* **YOUR OBJECTIVE**: Starting at the first line of the listing below, retype each line up to and including the one that contains "const rangeLabel = ['Mean', 'Range'];". Leave pictures out.

* **SOURCE MATERIAL**:
****
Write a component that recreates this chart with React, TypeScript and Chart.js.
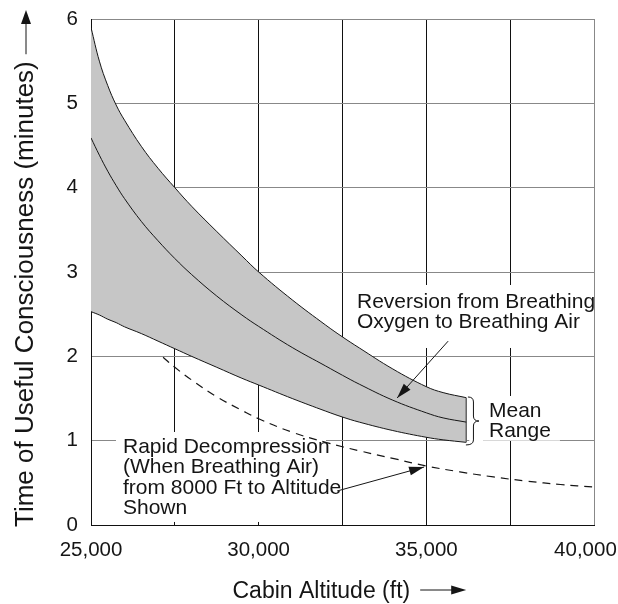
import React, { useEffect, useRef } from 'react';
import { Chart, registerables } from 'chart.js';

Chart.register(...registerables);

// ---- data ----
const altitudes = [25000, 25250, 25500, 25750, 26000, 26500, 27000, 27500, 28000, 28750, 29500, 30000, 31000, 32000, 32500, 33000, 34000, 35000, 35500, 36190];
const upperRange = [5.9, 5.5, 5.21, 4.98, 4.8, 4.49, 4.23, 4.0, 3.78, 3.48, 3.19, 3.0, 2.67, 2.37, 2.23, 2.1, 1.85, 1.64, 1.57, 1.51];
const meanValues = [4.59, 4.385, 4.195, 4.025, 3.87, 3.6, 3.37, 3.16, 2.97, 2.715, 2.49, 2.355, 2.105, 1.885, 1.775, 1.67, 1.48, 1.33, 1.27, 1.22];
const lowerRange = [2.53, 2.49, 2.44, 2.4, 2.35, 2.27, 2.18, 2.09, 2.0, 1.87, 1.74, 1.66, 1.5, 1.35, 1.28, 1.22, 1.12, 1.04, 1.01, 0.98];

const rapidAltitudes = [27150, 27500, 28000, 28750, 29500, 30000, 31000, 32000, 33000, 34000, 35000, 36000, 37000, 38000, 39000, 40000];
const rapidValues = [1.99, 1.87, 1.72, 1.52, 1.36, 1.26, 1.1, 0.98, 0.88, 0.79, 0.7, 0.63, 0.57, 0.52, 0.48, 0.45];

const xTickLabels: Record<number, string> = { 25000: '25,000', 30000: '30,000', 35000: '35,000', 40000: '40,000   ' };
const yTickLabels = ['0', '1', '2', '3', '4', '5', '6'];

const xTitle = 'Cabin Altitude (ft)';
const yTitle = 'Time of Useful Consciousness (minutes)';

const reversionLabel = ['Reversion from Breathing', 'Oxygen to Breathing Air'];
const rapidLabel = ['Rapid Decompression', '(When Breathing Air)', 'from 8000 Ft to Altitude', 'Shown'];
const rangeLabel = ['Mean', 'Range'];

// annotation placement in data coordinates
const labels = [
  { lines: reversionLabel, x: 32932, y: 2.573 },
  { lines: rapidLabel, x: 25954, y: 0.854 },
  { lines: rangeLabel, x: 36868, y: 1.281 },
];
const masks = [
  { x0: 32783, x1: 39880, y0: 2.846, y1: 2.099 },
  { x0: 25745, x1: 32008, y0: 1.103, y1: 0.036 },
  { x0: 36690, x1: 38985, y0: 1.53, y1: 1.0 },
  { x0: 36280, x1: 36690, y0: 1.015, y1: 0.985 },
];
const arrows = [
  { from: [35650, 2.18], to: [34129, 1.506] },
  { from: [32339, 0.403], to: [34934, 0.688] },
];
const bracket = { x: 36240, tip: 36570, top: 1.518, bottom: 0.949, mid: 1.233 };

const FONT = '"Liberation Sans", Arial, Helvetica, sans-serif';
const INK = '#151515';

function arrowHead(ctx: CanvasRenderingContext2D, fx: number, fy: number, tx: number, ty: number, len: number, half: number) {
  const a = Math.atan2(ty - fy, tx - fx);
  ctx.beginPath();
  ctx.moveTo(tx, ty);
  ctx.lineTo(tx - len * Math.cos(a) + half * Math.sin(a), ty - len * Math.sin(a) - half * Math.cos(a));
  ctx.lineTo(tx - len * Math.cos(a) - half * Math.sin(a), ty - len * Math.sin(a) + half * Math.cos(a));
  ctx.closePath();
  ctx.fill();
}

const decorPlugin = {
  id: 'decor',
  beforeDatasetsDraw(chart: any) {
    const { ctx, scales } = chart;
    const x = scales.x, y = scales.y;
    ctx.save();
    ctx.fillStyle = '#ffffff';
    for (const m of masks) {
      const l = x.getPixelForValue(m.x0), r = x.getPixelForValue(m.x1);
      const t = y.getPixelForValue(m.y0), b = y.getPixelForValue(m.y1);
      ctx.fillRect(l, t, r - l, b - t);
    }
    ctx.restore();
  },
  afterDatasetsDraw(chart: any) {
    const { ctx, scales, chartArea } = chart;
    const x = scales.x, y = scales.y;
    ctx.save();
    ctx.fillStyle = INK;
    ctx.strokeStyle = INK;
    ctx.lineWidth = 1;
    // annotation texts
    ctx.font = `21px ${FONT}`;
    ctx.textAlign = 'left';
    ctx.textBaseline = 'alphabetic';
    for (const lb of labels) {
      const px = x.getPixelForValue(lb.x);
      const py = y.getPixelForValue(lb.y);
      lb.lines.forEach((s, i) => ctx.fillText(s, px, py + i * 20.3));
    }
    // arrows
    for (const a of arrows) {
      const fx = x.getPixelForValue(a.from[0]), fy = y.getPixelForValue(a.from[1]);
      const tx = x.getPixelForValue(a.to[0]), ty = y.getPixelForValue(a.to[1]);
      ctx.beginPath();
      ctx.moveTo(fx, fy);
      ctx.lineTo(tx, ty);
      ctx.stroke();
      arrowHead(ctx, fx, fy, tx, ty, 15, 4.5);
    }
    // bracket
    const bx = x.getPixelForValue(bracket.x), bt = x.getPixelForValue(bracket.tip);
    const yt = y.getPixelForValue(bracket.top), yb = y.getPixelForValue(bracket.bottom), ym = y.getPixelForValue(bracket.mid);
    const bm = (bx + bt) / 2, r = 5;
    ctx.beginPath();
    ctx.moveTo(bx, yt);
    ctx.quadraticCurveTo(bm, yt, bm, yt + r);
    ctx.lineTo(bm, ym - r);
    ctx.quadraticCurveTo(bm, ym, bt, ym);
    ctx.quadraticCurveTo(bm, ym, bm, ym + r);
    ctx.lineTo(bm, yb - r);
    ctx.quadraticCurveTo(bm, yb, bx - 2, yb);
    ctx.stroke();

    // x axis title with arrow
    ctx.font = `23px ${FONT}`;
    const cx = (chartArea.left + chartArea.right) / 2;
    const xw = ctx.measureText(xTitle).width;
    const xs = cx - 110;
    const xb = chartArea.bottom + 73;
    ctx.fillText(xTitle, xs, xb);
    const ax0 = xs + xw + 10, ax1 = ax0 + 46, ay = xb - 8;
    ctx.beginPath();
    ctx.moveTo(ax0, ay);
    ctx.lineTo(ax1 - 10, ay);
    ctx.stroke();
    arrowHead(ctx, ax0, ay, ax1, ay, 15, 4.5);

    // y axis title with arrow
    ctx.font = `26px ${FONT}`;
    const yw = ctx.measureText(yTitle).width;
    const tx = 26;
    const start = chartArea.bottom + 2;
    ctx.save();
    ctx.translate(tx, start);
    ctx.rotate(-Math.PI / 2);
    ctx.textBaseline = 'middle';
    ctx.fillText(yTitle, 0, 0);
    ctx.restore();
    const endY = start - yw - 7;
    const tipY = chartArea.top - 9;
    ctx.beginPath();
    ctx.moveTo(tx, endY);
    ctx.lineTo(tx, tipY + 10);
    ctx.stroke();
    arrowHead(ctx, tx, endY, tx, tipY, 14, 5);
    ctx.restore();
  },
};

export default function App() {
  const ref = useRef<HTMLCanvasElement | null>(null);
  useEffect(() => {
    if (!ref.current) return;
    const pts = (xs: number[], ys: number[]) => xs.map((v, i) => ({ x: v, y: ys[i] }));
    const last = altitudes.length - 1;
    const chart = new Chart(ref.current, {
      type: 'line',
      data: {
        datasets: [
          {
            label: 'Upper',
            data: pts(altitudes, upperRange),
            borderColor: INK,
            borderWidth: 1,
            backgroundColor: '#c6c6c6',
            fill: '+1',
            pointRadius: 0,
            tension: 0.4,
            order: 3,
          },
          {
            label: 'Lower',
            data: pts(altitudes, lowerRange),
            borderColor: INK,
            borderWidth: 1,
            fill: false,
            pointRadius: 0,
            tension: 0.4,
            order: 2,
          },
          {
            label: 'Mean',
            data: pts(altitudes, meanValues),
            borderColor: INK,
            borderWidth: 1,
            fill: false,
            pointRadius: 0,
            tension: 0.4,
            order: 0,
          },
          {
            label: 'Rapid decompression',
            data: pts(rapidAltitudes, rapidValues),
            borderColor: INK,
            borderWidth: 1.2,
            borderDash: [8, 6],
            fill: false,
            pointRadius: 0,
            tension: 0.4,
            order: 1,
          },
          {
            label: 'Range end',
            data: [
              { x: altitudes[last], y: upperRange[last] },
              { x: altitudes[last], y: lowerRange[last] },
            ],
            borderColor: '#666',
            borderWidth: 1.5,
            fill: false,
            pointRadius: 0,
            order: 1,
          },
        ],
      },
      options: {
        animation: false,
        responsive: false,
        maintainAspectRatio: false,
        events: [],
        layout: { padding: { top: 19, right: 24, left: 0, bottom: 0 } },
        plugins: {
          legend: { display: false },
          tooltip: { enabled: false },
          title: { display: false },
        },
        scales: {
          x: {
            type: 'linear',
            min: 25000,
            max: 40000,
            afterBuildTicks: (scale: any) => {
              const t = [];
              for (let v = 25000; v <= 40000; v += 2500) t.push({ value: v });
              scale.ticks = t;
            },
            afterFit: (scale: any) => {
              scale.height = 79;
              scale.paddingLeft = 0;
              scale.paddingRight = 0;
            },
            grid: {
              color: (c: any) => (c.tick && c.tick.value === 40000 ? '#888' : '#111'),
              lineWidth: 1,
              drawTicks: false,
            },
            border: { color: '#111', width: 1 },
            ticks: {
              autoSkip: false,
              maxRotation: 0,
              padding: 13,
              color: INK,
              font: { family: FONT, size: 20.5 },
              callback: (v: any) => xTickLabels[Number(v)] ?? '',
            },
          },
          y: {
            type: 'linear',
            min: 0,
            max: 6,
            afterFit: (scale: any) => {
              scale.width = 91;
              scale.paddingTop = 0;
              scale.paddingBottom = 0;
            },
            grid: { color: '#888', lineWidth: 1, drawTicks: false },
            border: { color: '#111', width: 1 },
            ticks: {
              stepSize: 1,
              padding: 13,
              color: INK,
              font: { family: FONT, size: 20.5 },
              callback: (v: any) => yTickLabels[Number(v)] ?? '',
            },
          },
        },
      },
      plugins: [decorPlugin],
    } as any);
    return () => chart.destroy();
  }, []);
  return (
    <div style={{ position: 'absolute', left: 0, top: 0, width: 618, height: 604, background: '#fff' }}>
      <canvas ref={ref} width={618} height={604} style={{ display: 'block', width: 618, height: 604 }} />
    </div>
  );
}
****
* **RESULT OF THIS EXERCISE**:
Write a component that recreates this chart with React, TypeScript and Chart.js.
import React, { useEffect, useRef } from 'react';
import { Chart, registerables } from 'chart.js';

Chart.register(...registerables);

// ---- data ----
const altitudes = [25000, 25250, 25500, 25750, 26000, 26500, 27000, 27500, 28000, 28750, 29500, 30000, 31000, 32000, 32500, 33000, 34000, 35000, 35500, 36190];
const upperRange = [5.9, 5.5, 5.21, 4.98, 4.8, 4.49, 4.23, 4.0, 3.78, 3.48, 3.19, 3.0, 2.67, 2.37, 2.23, 2.1, 1.85, 1.64, 1.57, 1.51];
const meanValues = [4.59, 4.385, 4.195, 4.025, 3.87, 3.6, 3.37, 3.16, 2.97, 2.715, 2.49, 2.355, 2.105, 1.885, 1.775, 1.67, 1.48, 1.33, 1.27, 1.22];
const lowerRange = [2.53, 2.49, 2.44, 2.4, 2.35, 2.27, 2.18, 2.09, 2.0, 1.87, 1.74, 1.66, 1.5, 1.35, 1.28, 1.22, 1.12, 1.04, 1.01, 0.98];

const rapidAltitudes = [27150, 27500, 28000, 28750, 29500, 30000, 31000, 32000, 33000, 34000, 35000, 36000, 37000, 38000, 39000, 40000];
const rapidValues = [1.99, 1.87, 1.72, 1.52, 1.36, 1.26, 1.1, 0.98, 0.88, 0.79, 0.7, 0.63, 0.57, 0.52, 0.48, 0.45];

const xTickLabels: Record<number, string> = { 25000: '25,000', 30000: '30,000', 35000: '35,000', 40000: '40,000   ' };
const yTickLabels = ['0', '1', '2', '3', '4', '5', '6'];

const xTitle = 'Cabin Altitude (ft)';
const yTitle = 'Time of Useful Consciousness (minutes)';

const reversionLabel = ['Reversion from Breathing', 'Oxygen to Breathing Air'];
const rapidLabel = ['Rapid Decompression', '(When Breathing Air)', 'from 8000 Ft to Altitude', 'Shown'];
const rangeLabel = ['Mean', 'Range'];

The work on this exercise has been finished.